This would appear to be making the same point I argued above, but he undermines it by quickly following up with: "Unlike advocates of a rapid cognitive adjustment, I am skeptical such change is attainable within a couple of human generations." Really? Even when it's clear that culturally, for the most part, we've became used to a heck of a lot in a mere generation: gay couples, swearing in movies, women wearing pants instead of skirts. That's in addition to, as I've argued above, barely batting an eye when a politician curses on camera.
And my final objection to the author's reasoning can be summed up with this quote, about using expiration dates for personal files:
There may be some situations in which individuals are not best suited to choose expiration dates themselves--for example, when individuals are unaware of the potentially harmful consequences of setting too long or too short an expiration date. In such situations, lawmakers may set upper ceilings for expiration dates, or mandate fixed expiration date for certain types of information and/or certain kinds of transactions.

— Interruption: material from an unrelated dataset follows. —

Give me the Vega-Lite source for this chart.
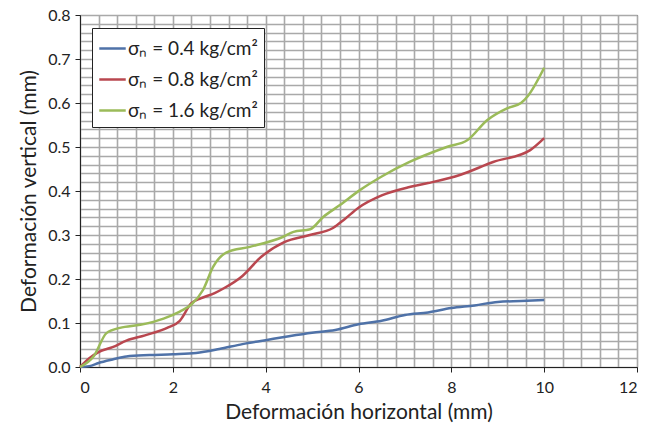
{
  "$schema": "https://vega.github.io/schema/vega-lite/v6.json",
  "width": 557,
  "height": 352,
  "autosize": {"type": "none"},
  "padding": {"left": 80, "top": 15, "right": 10, "bottom": 70},
  "background": "white",
  "config": {
    "view": {"stroke": "#222", "strokeWidth": 1},
    "font": "Lato",
    "axis": {"labelFont": "Lato", "titleFont": "Lato", "labelColor": "#222", "titleColor": "#222"}
  },
  "data": {
    "values": [
      {"serie": "σₙ = 0.4 kg/cm²", "dh": 0, "dv": 0},
      {"serie": "σₙ = 0.4 kg/cm²", "dh": 0.2, "dv": 0.002},
      {"serie": "σₙ = 0.4 kg/cm²", "dh": 0.4, "dv": 0.009},
      {"serie": "σₙ = 0.4 kg/cm²", "dh": 0.7, "dv": 0.017},
      {"serie": "σₙ = 0.4 kg/cm²", "dh": 1.0, "dv": 0.024},
      {"serie": "σₙ = 0.4 kg/cm²", "dh": 1.5, "dv": 0.027},
      {"serie": "σₙ = 0.4 kg/cm²", "dh": 2.0, "dv": 0.029},
      {"serie": "σₙ = 0.4 kg/cm²", "dh": 2.5, "dv": 0.032},
      {"serie": "σₙ = 0.4 kg/cm²", "dh": 3.0, "dv": 0.041},
      {"serie": "σₙ = 0.4 kg/cm²", "dh": 3.5, "dv": 0.052},
      {"serie": "σₙ = 0.4 kg/cm²", "dh": 4.0, "dv": 0.061},
      {"serie": "σₙ = 0.4 kg/cm²", "dh": 4.5, "dv": 0.07},
      {"serie": "σₙ = 0.4 kg/cm²", "dh": 5.0, "dv": 0.078},
      {"serie": "σₙ = 0.4 kg/cm²", "dh": 5.5, "dv": 0.084},
      {"serie": "σₙ = 0.4 kg/cm²", "dh": 6.0, "dv": 0.097},
      {"serie": "σₙ = 0.4 kg/cm²", "dh": 6.5, "dv": 0.105},
      {"serie": "σₙ = 0.4 kg/cm²", "dh": 7.0, "dv": 0.118},
      {"serie": "σₙ = 0.4 kg/cm²", "dh": 7.5, "dv": 0.124},
      {"serie": "σₙ = 0.4 kg/cm²", "dh": 8.0, "dv": 0.134},
      {"serie": "σₙ = 0.4 kg/cm²", "dh": 8.5, "dv": 0.14},
      {"serie": "σₙ = 0.4 kg/cm²", "dh": 9.0, "dv": 0.148},
      {"serie": "σₙ = 0.4 kg/cm²", "dh": 9.5, "dv": 0.15},
      {"serie": "σₙ = 0.4 kg/cm²", "dh": 10.0, "dv": 0.152},

      {"serie": "σₙ = 0.8 kg/cm²", "dh": 0, "dv": 0},
      {"serie": "σₙ = 0.8 kg/cm²", "dh": 0.2, "dv": 0.02},
      {"serie": "σₙ = 0.8 kg/cm²", "dh": 0.4, "dv": 0.034},
      {"serie": "σₙ = 0.8 kg/cm²", "dh": 0.7, "dv": 0.045},
      {"serie": "σₙ = 0.8 kg/cm²", "dh": 1.0, "dv": 0.06},
      {"serie": "σₙ = 0.8 kg/cm²", "dh": 1.4, "dv": 0.072},
      {"serie": "σₙ = 0.8 kg/cm²", "dh": 1.9, "dv": 0.09},
      {"serie": "σₙ = 0.8 kg/cm²", "dh": 2.15, "dv": 0.105},
      {"serie": "σₙ = 0.8 kg/cm²", "dh": 2.4, "dv": 0.145},
      {"serie": "σₙ = 0.8 kg/cm²", "dh": 2.6, "dv": 0.156},
      {"serie": "σₙ = 0.8 kg/cm²", "dh": 2.9, "dv": 0.168},
      {"serie": "σₙ = 0.8 kg/cm²", "dh": 3.1, "dv": 0.179},
      {"serie": "σₙ = 0.8 kg/cm²", "dh": 3.5, "dv": 0.207},
      {"serie": "σₙ = 0.8 kg/cm²", "dh": 3.9, "dv": 0.25},
      {"serie": "σₙ = 0.8 kg/cm²", "dh": 4.4, "dv": 0.284},
      {"serie": "σₙ = 0.8 kg/cm²", "dh": 4.95, "dv": 0.3},
      {"serie": "σₙ = 0.8 kg/cm²", "dh": 5.45, "dv": 0.316},
      {"serie": "σₙ = 0.8 kg/cm²", "dh": 5.7, "dv": 0.336},
      {"serie": "σₙ = 0.8 kg/cm²", "dh": 6.0, "dv": 0.362},
      {"serie": "σₙ = 0.8 kg/cm²", "dh": 6.5, "dv": 0.39},
      {"serie": "σₙ = 0.8 kg/cm²", "dh": 7.1, "dv": 0.409},
      {"serie": "σₙ = 0.8 kg/cm²", "dh": 7.5, "dv": 0.418},
      {"serie": "σₙ = 0.8 kg/cm²", "dh": 8.2, "dv": 0.437},
      {"serie": "σₙ = 0.8 kg/cm²", "dh": 8.9, "dv": 0.466},
      {"serie": "σₙ = 0.8 kg/cm²", "dh": 9.7, "dv": 0.493},
      {"serie": "σₙ = 0.8 kg/cm²", "dh": 10.0, "dv": 0.52},

      {"serie": "σₙ = 1.6 kg/cm²", "dh": 0, "dv": 0},
      {"serie": "σₙ = 1.6 kg/cm²", "dh": 0.3, "dv": 0.025},
      {"serie": "σₙ = 1.6 kg/cm²", "dh": 0.57, "dv": 0.077},
      {"serie": "σₙ = 1.6 kg/cm²", "dh": 0.86, "dv": 0.089},
      {"serie": "σₙ = 1.6 kg/cm²", "dh": 1.3, "dv": 0.096},
      {"serie": "σₙ = 1.6 kg/cm²", "dh": 1.8, "dv": 0.11},
      {"serie": "σₙ = 1.6 kg/cm²", "dh": 2.15, "dv": 0.126},
      {"serie": "σₙ = 1.6 kg/cm²", "dh": 2.4, "dv": 0.142},
      {"serie": "σₙ = 1.6 kg/cm²", "dh": 2.65, "dv": 0.175},
      {"serie": "σₙ = 1.6 kg/cm²", "dh": 2.87, "dv": 0.228},
      {"serie": "σₙ = 1.6 kg/cm²", "dh": 3.15, "dv": 0.26},
      {"serie": "σₙ = 1.6 kg/cm²", "dh": 3.66, "dv": 0.273},
      {"serie": "σₙ = 1.6 kg/cm²", "dh": 4.38, "dv": 0.296},
      {"serie": "σₙ = 1.6 kg/cm²", "dh": 4.6, "dv": 0.307},
      {"serie": "σₙ = 1.6 kg/cm²", "dh": 4.96, "dv": 0.313},
      {"serie": "σₙ = 1.6 kg/cm²", "dh": 5.24, "dv": 0.341},
      {"serie": "σₙ = 1.6 kg/cm²", "dh": 5.6, "dv": 0.368},
      {"serie": "σₙ = 1.6 kg/cm²", "dh": 6.03, "dv": 0.402},
      {"serie": "σₙ = 1.6 kg/cm²", "dh": 6.5, "dv": 0.433},
      {"serie": "σₙ = 1.6 kg/cm²", "dh": 7.1, "dv": 0.466},
      {"serie": "σₙ = 1.6 kg/cm²", "dh": 7.9, "dv": 0.5},
      {"serie": "σₙ = 1.6 kg/cm²", "dh": 8.35, "dv": 0.516},
      {"serie": "σₙ = 1.6 kg/cm²", "dh": 8.77, "dv": 0.561},
      {"serie": "σₙ = 1.6 kg/cm²", "dh": 9.2, "dv": 0.588},
      {"serie": "σₙ = 1.6 kg/cm²", "dh": 9.5, "dv": 0.6},
      {"serie": "σₙ = 1.6 kg/cm²", "dh": 9.65, "dv": 0.616},
      {"serie": "σₙ = 1.6 kg/cm²", "dh": 10.0, "dv": 0.68}
    ]
  },
  "resolve": {"axis": {"x": "independent", "y": "independent"}},
  "layer": [
    {
      "description": "Fine grid: every 0.4 mm horizontally and 0.02 mm vertically",
      "mark": {"type": "line", "opacity": 0},
      "encoding": {
        "x": {
          "field": "dh", "type": "quantitative",
          "scale": {"domain": [0, 12], "nice": false},
          "axis": {
            "orient": "top", "labels": false, "ticks": false, "domain": false, "title": null,
            "grid": true, "gridColor": "#a9a9a9", "gridWidth": 1.6, "gridOpacity": 1,
            "values": [0, 0.4, 0.8, 1.2, 1.6, 2, 2.4, 2.8, 3.2, 3.6, 4, 4.4, 4.8, 5.2, 5.6, 6, 6.4, 6.8, 7.2, 7.6, 8, 8.4, 8.8, 9.2, 9.6, 10, 10.4, 10.8, 11.2, 11.6, 12]
          }
        },
        "y": {
          "field": "dv", "type": "quantitative",
          "scale": {"domain": [0, 0.8], "nice": false},
          "axis": {
            "orient": "right", "labels": false, "ticks": false, "domain": false, "title": null,
            "grid": true, "gridColor": "#a9a9a9", "gridWidth": 1.6, "gridOpacity": 1,
            "values": [0, 0.02, 0.04, 0.06, 0.08, 0.1, 0.12, 0.14, 0.16, 0.18, 0.2, 0.22, 0.24, 0.26, 0.28, 0.3, 0.32, 0.34, 0.36, 0.38, 0.4, 0.42, 0.44, 0.46, 0.48, 0.5, 0.52, 0.54, 0.56, 0.58, 0.6, 0.62, 0.64, 0.66, 0.68, 0.7, 0.72, 0.74, 0.76, 0.78, 0.8]
          }
        },
        "detail": {"field": "serie"}
      }
    },
    {
      "mark": {"type": "line", "interpolate": "monotone", "strokeWidth": 2.5},
      "encoding": {
        "x": {
          "field": "dh", "type": "quantitative",
          "scale": {"domain": [0, 12], "nice": false},
          "axis": {
            "orient": "bottom", "grid": false, "values": [0, 2, 4, 6, 8, 10, 12],
            "format": "d", "labelFontSize": 16, "labelPadding": 7,
            "tickSize": 5, "tickColor": "#222", "domainColor": "#222",
            "title": "Deformación horizontal (mm)", "titleFontSize": 21, "titleFontWeight": "normal", "titlePadding": 6
          }
        },
        "y": {
          "field": "dv", "type": "quantitative",
          "scale": {"domain": [0, 0.8], "nice": false},
          "axis": {
            "orient": "left", "grid": false, "values": [0, 0.1, 0.2, 0.3, 0.4, 0.5, 0.6, 0.7, 0.8],
            "format": ".1f", "labelFontSize": 16, "labelPadding": 5,
            "tickSize": 5, "tickColor": "#222", "domainColor": "#222",
            "title": "Deformación vertical (mm)", "titleFontSize": 21, "titleFontWeight": "normal", "titlePadding": 8
          }
        },
        "color": {
          "field": "serie", "type": "nominal",
          "scale": {
            "domain": ["σₙ = 0.4 kg/cm²", "σₙ = 0.8 kg/cm²", "σₙ = 1.6 kg/cm²"],
            "range": ["#4f72a8", "#b9474f", "#9bbb59"]
          },
          "legend": {
            "orient": "none", "legendX": 12, "legendY": 13, "title": null,
            "fillColor": "white", "strokeColor": "#222", "padding": 6,
            "symbolType": "stroke", "symbolSize": 700, "symbolStrokeWidth": 2.5,
            "labelFontSize": 19, "labelColor": "#222", "labelFont": "Lato",
            "rowPadding": 6, "labelOffset": 1
          }
        }
      }
    }
  ]
}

This distrust of the individual to serve as guardian of one's own remembered life--as well as one's public one--is where the author and I part ways permanently. Granted, I confess to being far less concerned about my own informational privacy than I am about societal cleansing of uncomfortable truths, and the author makes legitimate (although I'd still argue verging on the clinically paranoid) arguments for safekeeping keys to identity. But this is exactly why I kept mulling over this book long after finishing it, wanting to have a conversation with the author and a vigorous debate over his premises and conclusions--the thesis is just enough grounded in real concerns to have a ring of truth. This would be a great selection for a book group read, sure to get people chiming in from all sides of the informational divide.